▸ Directive
Repeat every line of the listing below exactly, minus the pictures.

▸ Data extract
⟨

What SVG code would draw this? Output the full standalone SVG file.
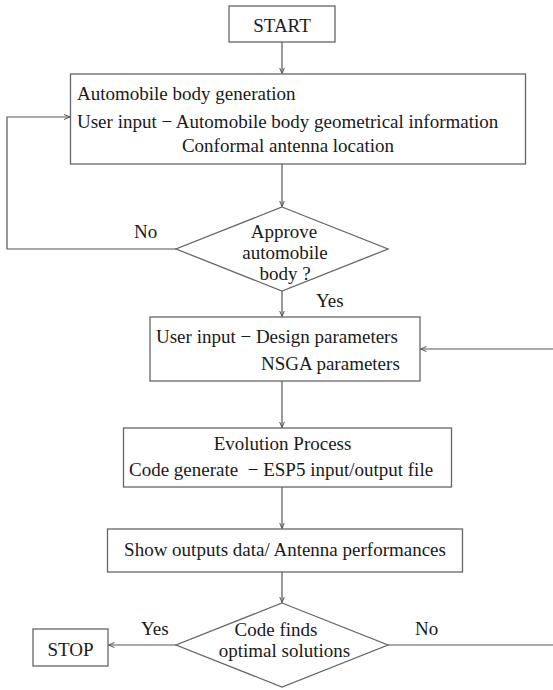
<svg xmlns="http://www.w3.org/2000/svg" width="553" height="690" viewBox="0 0 553 690">
<style>
.box{fill:#fff;stroke:#666;stroke-width:1.3}
.ln{fill:none;stroke:#555;stroke-width:1.2}
text{font-family:"Liberation Serif","Times New Roman",serif;font-size:19px;fill:#1a1a1a;white-space:pre}
.c{text-anchor:middle}
</style>
<defs>
<marker id="ah" markerUnits="userSpaceOnUse" markerWidth="8" markerHeight="8" refX="6" refY="3" orient="auto">
<path d="M0,0.5 L6,3 L0,5.5" fill="none" stroke="#555" stroke-width="1"/>
</marker>
</defs>
<rect width="553" height="690" fill="#fff"/>
<g id="connectors">
<path class="ln" d="M282,42 V73.5" marker-end="url(#ah)"/>
<path class="ln" d="M282,164 V206.5" marker-end="url(#ah)"/>
<path class="ln" d="M282,291 V316.5" marker-end="url(#ah)"/>
<path class="ln" d="M282,381 V427.5" marker-end="url(#ah)"/>
<path class="ln" d="M282,487 V528.5" marker-end="url(#ah)"/>
<path class="ln" d="M282,572 V602.5" marker-end="url(#ah)"/>
<path class="ln" d="M176,249 H7 V117 H70" marker-end="url(#ah)"/>
<path class="ln" d="M176,645 H108.5" marker-end="url(#ah)"/>
<path class="ln" d="M388,645 H560 V349 H420.5" marker-end="url(#ah)"/>
<text x="134" y="238">No</text>
<text x="316" y="307">Yes</text>
<text x="141" y="635">Yes</text>
<text x="415" y="635">No</text>
</g>
<g id="start">
<rect class="box" x="229" y="6" width="106" height="36"/>
<text class="c" x="282" y="32">START</text>
</g>
<g id="body-generation">
<rect class="box" x="70.5" y="74" width="455" height="90"/>
<text x="77" y="100">Automobile body generation</text>
<text x="77" y="128">User input − Automobile body geometrical information</text>
<text class="c" x="288" y="152">Conformal antenna location</text>
</g>
<g id="approve">
<polygon class="box" points="282,207 388,249 282,291 176,249"/>
<text class="c" x="284" y="238">Approve</text>
<text class="c" x="285" y="259">automobile</text>
<text class="c" x="285" y="280">body ?</text>
</g>
<g id="design-params">
<rect class="box" x="150" y="317" width="270" height="64"/>
<text x="156" y="343">User input − Design parameters</text>
<text x="261" y="370">NSGA parameters</text>
</g>
<g id="evolution">
<rect class="box" x="123.5" y="428" width="328" height="59"/>
<text class="c" x="282.5" y="450">Evolution Process</text>
<text x="129" y="476">Code generate  − ESP5 input/output file</text>
</g>
<g id="outputs">
<rect class="box" x="107.5" y="529" width="355" height="43"/>
<text class="c" x="285" y="556">Show outputs data/ Antenna performances</text>
</g>
<g id="optimal">
<polygon class="box" points="282,603 388,645 282,687 176,645"/>
<text class="c" x="276" y="636">Code finds</text>
<text class="c" x="284.5" y="657">optimal solutions</text>
</g>
<g id="stop">
<rect class="box" x="33" y="629" width="75" height="37"/>
<text class="c" x="70.5" y="656">STOP</text>
</g>
</svg>
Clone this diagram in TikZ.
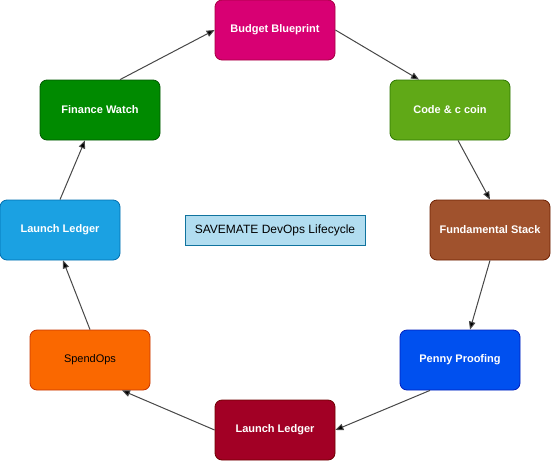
\documentclass[tikz,border=0pt]{standalone}
\usepackage{fontspec}
\setmainfont{Liberation Sans}
\usetikzlibrary{arrows.meta}
\definecolor{bbfill}{HTML}{D80073}\definecolor{bbline}{HTML}{A50040}
\definecolor{ccfill}{HTML}{60A917}\definecolor{ccline}{HTML}{2D7600}
\definecolor{fsfill}{HTML}{A0522D}\definecolor{fsline}{HTML}{6D1F00}
\definecolor{ppfill}{HTML}{0050EF}\definecolor{ppline}{HTML}{001DBC}
\definecolor{llfill}{HTML}{A20025}\definecolor{llline}{HTML}{6F0000}
\definecolor{sofill}{HTML}{FA6800}\definecolor{soline}{HTML}{C73500}
\definecolor{lbfill}{HTML}{1BA1E2}\definecolor{lbline}{HTML}{006EAF}
\definecolor{fwfill}{HTML}{008A00}\definecolor{fwline}{HTML}{005700}
\definecolor{tifill}{HTML}{B1DDF0}\definecolor{tiline}{HTML}{10739E}
\begin{document}
\begin{tikzpicture}[x=1pt,y=-1pt,
	stage/.style={rounded corners=7pt,line width=.8pt,minimum width=120pt,minimum height=60pt,
		text=white,font=\fontsize{11}{13}\selectfont\bfseries},
	flow/.style={line width=1pt,draw=black!72,-{Triangle[length=8pt,width=6.5pt,fill=black]}}]
	\useasboundingbox (0,0) rectangle (551,461);
	
	\node[stage,fill=bbfill,draw=bbline] (bb) at (275,30) {Budget Blueprint};
	\node[stage,fill=ccfill,draw=ccline] (cc) at (450,110) {Code \& c coin};
	\node[stage,fill=fsfill,draw=fsline] (fs) at (490,230) {Fundamental Stack};
	\node[stage,fill=ppfill,draw=ppline] (pp) at (460,360) {Penny Proofing};
	\node[stage,fill=llfill,draw=llline] (llb) at (275,430) {Launch Ledger};
	\node[stage,fill=sofill,draw=soline,text=black,font=\fontsize{11}{13}\selectfont] (so) at (90,360) {SpendOps};
	\node[stage,fill=lbfill,draw=lbline] (lll) at (60,230) {Launch Ledger};
	\node[stage,fill=fwfill,draw=fwline] (fw) at (100,110) {Finance Watch};
	
	\node[fill=tifill,draw=tiline,line width=.8pt,minimum width=180pt,minimum height=30pt,
		font=\fontsize{12}{14}\selectfont] (title) at (275,230) {SAVEMATE DevOps Lifecycle};
	
	\draw[flow] ([xshift=20pt]fw.north) -- (bb.west);
	\draw[flow] (bb.east) -- ([xshift=-31pt]cc.north);
	\draw[flow] ([xshift=8pt]cc.south) -- (fs.north);
	\draw[flow] (fs.south) -- ([xshift=10pt]pp.north);
	\draw[flow] ([xshift=-30pt]pp.south) -- (llb.east);
	\draw[flow] (llb.west) -- ([xshift=32pt]so.south);
	\draw[flow] (so.north) -- ([xshift=3pt]lll.south);
	\draw[flow] (lll.north) -- ([xshift=-15pt]fw.south);
\end{tikzpicture}
\end{document}
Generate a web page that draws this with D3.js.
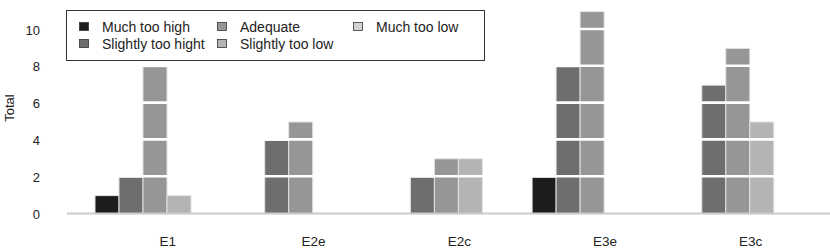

⟩

▸ Task answer
What SVG code would draw this? Output the full standalone SVG file.
<svg xmlns="http://www.w3.org/2000/svg" width="553" height="690" viewBox="0 0 553 690">
<style>
.box{fill:#fff;stroke:#666;stroke-width:1.3}
.ln{fill:none;stroke:#555;stroke-width:1.2}
text{font-family:"Liberation Serif","Times New Roman",serif;font-size:19px;fill:#1a1a1a;white-space:pre}
.c{text-anchor:middle}
</style>
<defs>
<marker id="ah" markerUnits="userSpaceOnUse" markerWidth="8" markerHeight="8" refX="6" refY="3" orient="auto">
<path d="M0,0.5 L6,3 L0,5.5" fill="none" stroke="#555" stroke-width="1"/>
</marker>
</defs>
<rect width="553" height="690" fill="#fff"/>
<g id="connectors">
<path class="ln" d="M282,42 V73.5" marker-end="url(#ah)"/>
<path class="ln" d="M282,164 V206.5" marker-end="url(#ah)"/>
<path class="ln" d="M282,291 V316.5" marker-end="url(#ah)"/>
<path class="ln" d="M282,381 V427.5" marker-end="url(#ah)"/>
<path class="ln" d="M282,487 V528.5" marker-end="url(#ah)"/>
<path class="ln" d="M282,572 V602.5" marker-end="url(#ah)"/>
<path class="ln" d="M176,249 H7 V117 H70" marker-end="url(#ah)"/>
<path class="ln" d="M176,645 H108.5" marker-end="url(#ah)"/>
<path class="ln" d="M388,645 H560 V349 H420.5" marker-end="url(#ah)"/>
<text x="134" y="238">No</text>
<text x="316" y="307">Yes</text>
<text x="141" y="635">Yes</text>
<text x="415" y="635">No</text>
</g>
<g id="start">
<rect class="box" x="229" y="6" width="106" height="36"/>
<text class="c" x="282" y="32">START</text>
</g>
<g id="body-generation">
<rect class="box" x="70.5" y="74" width="455" height="90"/>
<text x="77" y="100">Automobile body generation</text>
<text x="77" y="128">User input − Automobile body geometrical information</text>
<text class="c" x="288" y="152">Conformal antenna location</text>
</g>
<g id="approve">
<polygon class="box" points="282,207 388,249 282,291 176,249"/>
<text class="c" x="284" y="238">Approve</text>
<text class="c" x="285" y="259">automobile</text>
<text class="c" x="285" y="280">body ?</text>
</g>
<g id="design-params">
<rect class="box" x="150" y="317" width="270" height="64"/>
<text x="156" y="343">User input − Design parameters</text>
<text x="261" y="370">NSGA parameters</text>
</g>
<g id="evolution">
<rect class="box" x="123.5" y="428" width="328" height="59"/>
<text class="c" x="282.5" y="450">Evolution Process</text>
<text x="129" y="476">Code generate  − ESP5 input/output file</text>
</g>
<g id="outputs">
<rect class="box" x="107.5" y="529" width="355" height="43"/>
<text class="c" x="285" y="556">Show outputs data/ Antenna performances</text>
</g>
<g id="optimal">
<polygon class="box" points="282,603 388,645 282,687 176,645"/>
<text class="c" x="276" y="636">Code finds</text>
<text class="c" x="284.5" y="657">optimal solutions</text>
</g>
<g id="stop">
<rect class="box" x="33" y="629" width="75" height="37"/>
<text class="c" x="70.5" y="656">STOP</text>
</g>
</svg>
Clone this diagram in TikZ.
\documentclass[tikz,border=0pt]{standalone}
\usepackage{fontspec}
\setmainfont{Liberation Sans}
\usetikzlibrary{arrows.meta}
\definecolor{bbfill}{HTML}{D80073}\definecolor{bbline}{HTML}{A50040}
\definecolor{ccfill}{HTML}{60A917}\definecolor{ccline}{HTML}{2D7600}
\definecolor{fsfill}{HTML}{A0522D}\definecolor{fsline}{HTML}{6D1F00}
\definecolor{ppfill}{HTML}{0050EF}\definecolor{ppline}{HTML}{001DBC}
\definecolor{llfill}{HTML}{A20025}\definecolor{llline}{HTML}{6F0000}
\definecolor{sofill}{HTML}{FA6800}\definecolor{soline}{HTML}{C73500}
\definecolor{lbfill}{HTML}{1BA1E2}\definecolor{lbline}{HTML}{006EAF}
\definecolor{fwfill}{HTML}{008A00}\definecolor{fwline}{HTML}{005700}
\definecolor{tifill}{HTML}{B1DDF0}\definecolor{tiline}{HTML}{10739E}
\begin{document}
\begin{tikzpicture}[x=1pt,y=-1pt,
	stage/.style={rounded corners=7pt,line width=.8pt,minimum width=120pt,minimum height=60pt,
		text=white,font=\fontsize{11}{13}\selectfont\bfseries},
	flow/.style={line width=1pt,draw=black!72,-{Triangle[length=8pt,width=6.5pt,fill=black]}}]
	\useasboundingbox (0,0) rectangle (551,461);
	
	\node[stage,fill=bbfill,draw=bbline] (bb) at (275,30) {Budget Blueprint};
	\node[stage,fill=ccfill,draw=ccline] (cc) at (450,110) {Code \& c coin};
	\node[stage,fill=fsfill,draw=fsline] (fs) at (490,230) {Fundamental Stack};
	\node[stage,fill=ppfill,draw=ppline] (pp) at (460,360) {Penny Proofing};
	\node[stage,fill=llfill,draw=llline] (llb) at (275,430) {Launch Ledger};
	\node[stage,fill=sofill,draw=soline,text=black,font=\fontsize{11}{13}\selectfont] (so) at (90,360) {SpendOps};
	\node[stage,fill=lbfill,draw=lbline] (lll) at (60,230) {Launch Ledger};
	\node[stage,fill=fwfill,draw=fwline] (fw) at (100,110) {Finance Watch};
	
	\node[fill=tifill,draw=tiline,line width=.8pt,minimum width=180pt,minimum height=30pt,
		font=\fontsize{12}{14}\selectfont] (title) at (275,230) {SAVEMATE DevOps Lifecycle};
	
	\draw[flow] ([xshift=20pt]fw.north) -- (bb.west);
	\draw[flow] (bb.east) -- ([xshift=-31pt]cc.north);
	\draw[flow] ([xshift=8pt]cc.south) -- (fs.north);
	\draw[flow] (fs.south) -- ([xshift=10pt]pp.north);
	\draw[flow] ([xshift=-30pt]pp.south) -- (llb.east);
	\draw[flow] (llb.west) -- ([xshift=32pt]so.south);
	\draw[flow] (so.north) -- ([xshift=3pt]lll.south);
	\draw[flow] (lll.north) -- ([xshift=-15pt]fw.south);
\end{tikzpicture}
\end{document}
Generate a web page that draws this with D3.js.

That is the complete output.